Александр Сокуров — режиссёр экспортный, если не сказать — «экспатный». Его фильмы снимаются для европейских и американских кинофестивалей. Хотя в большинстве случаев дело ограничивается номинациями («Золотого Льва» Венеции Сокуров получил один раз — в 2011 году за «Фауста», а «Золотую пальмовую ветвь» Канн — ни разу), это даёт режиссёру достаточный статус «внутреннего иностранца», чтобы требовать от России «вернуть острова принадлежащие японскому народу», или призывать «не вмешиваться в дела Украины».

Однако в «Франкофонии» Сокуров зачем-то решил показать Европе саму Европу, да ещё и напомнить о старых грехах. А потому — предсказуемо провалился.

От Сокурова ожидался оригинальный фильм-экскурсия по Лувру, наподобие действительно удачного «Русского ковчега», посвящённого Эрмитажу. Вместо этого на зрителя обрушиваются без малого полтора часа какофонии: обрывочные и перепутанные сведения по истории великого музея переплетаются с историей катастрофы голландского сухогруза, везущего музейные коллекции за океан. По залам Лувра бегают, выкрикивая бессвязные фразы, символ Французской Республики Марианна и император Наполеон — выглядит всё это как дешёвая низкобюджетная пародия на голливудскую «Ночь в музее».

Монолог самого Сокурова построен так, что режиссёр кажется плавающим у доски двоечником. Он непрерывно повторяет слова, как люди, которые не знают что сказать: «Боже, боже. Что? Что? Лувр! Лувр!». Дальше следует какая-нибудь банальность, историческая ошибка или паясничание, вроде обращения к фото мёртвого Льва Толстого: «Спит. Просыпайтесь!». Весь фильм русского зрителя будет съедать чувство неудобства за так позорящегося перед французами соотечественника.

Единственной связной линией «Франкофонии» является история Лувра в оккупированном Париже, когда французский бюрократ (но отнюдь не искусствовед) Жак Жежар и немецкий граф и профессиональный музейный хранитель Франц Вольф Меттерних защищали от разграбления коллекции величайшего музея.

История эта изложена Сокуровым настолько путано, что её смысл от зрителя, скорее всего, ускользнёт. Навидавшись в годы Первой мировой войны чудовищных картин разрушенных памятников на оккупированной немцами территории Франции и Бельгии (расстрелянный собор в Реймсе, сожжённая Лувенская библиотека, взорванный донжон замка Шато де Куси), Меттерних твердо решил впредь такого не допустить и поэтому истово делал карьеру в нацистской партии, чтобы добиться крупных музейных постов.

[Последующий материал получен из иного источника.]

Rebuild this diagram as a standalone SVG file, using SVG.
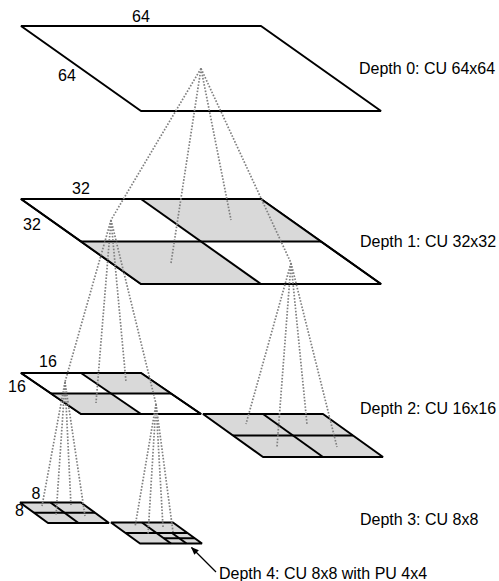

В годы Второй мировой войны возглавляемая им организация следила за выполнением немцами соглашений об охране памятников, и главным смелым поступком Меттерниха стало то, что он, вопреки прямому распоряжению Гитлера, не допустил возвращения в Лувр его коллекции, укрытой в начале войны в замках долины Луары на территории формально независимого коллаборационистского «Французского государства» маршала Петэна со столицей в Виши. Тем самым Меттерних не подпустил к сокровищам Лувра ни нацистского идеолога Розенберга с его идеей «Музея фюрера», ни «коллекционера» Геринга, желавшего полакомиться трофеями. До конца войны шедевры так и остались в самой тихой части Франции, вдали от политических бурь и боевых действий, за что французы немецкому графу, безусловно, обязаны.

Сокуров превращает эту историю о человеческой порядочности и долге искусствоведа в какой-то странный гимн французскому капитулянтству и коллаборационизму. Не поймёшь — серьёзно это режиссёр или с сарказмом, но получается, что незачем было французам сопротивляться, так как это стоило бы разрушений и утраты памятников архитектуры и культуры. В конечном счёте, спрашивает Сокуров, «что такое Франция без Лувра?». Лувр важнее Франции, а значит, надо было сдать Париж немцам, чтобы его красоты не пострадали.

Этот аргумент в годы Второй мировой звучал не раз и не два. Проиграв войну в результате блицкрига, драться за свою столицу французы и в самом деле не собирались, боясь разрушений. Галльский дух, надломленный тяжелейшей борьбой 1914–1918 годов оказался не готов к новой битве, в отличие от духа жаждавших реванша тевтонов. Тем более что с немцами оказалось несложно договориться: Гитлер желал лишь почётного покорения Франции, а не её уничтожения.

Сокуров справедливо напоминает, что так повезло не всем народам. Войну в России гитлеровцы вели под лозунгом фельдмаршала Рейхенау: «Никакие культурные ценности на Востоке не имеют значения». Но с трагедии русских музеев и усадеб — взорванных, разграбленных и сожжённых — режиссёр переводит разговор на ужасы Ленинградской блокады, а настойчиво показываемое фото Сталина должно навести на заезженную нашими либералами мысль, что надо было сдать город и в жертвах блокады виноват диктатор с длинными усами, а не с короткими.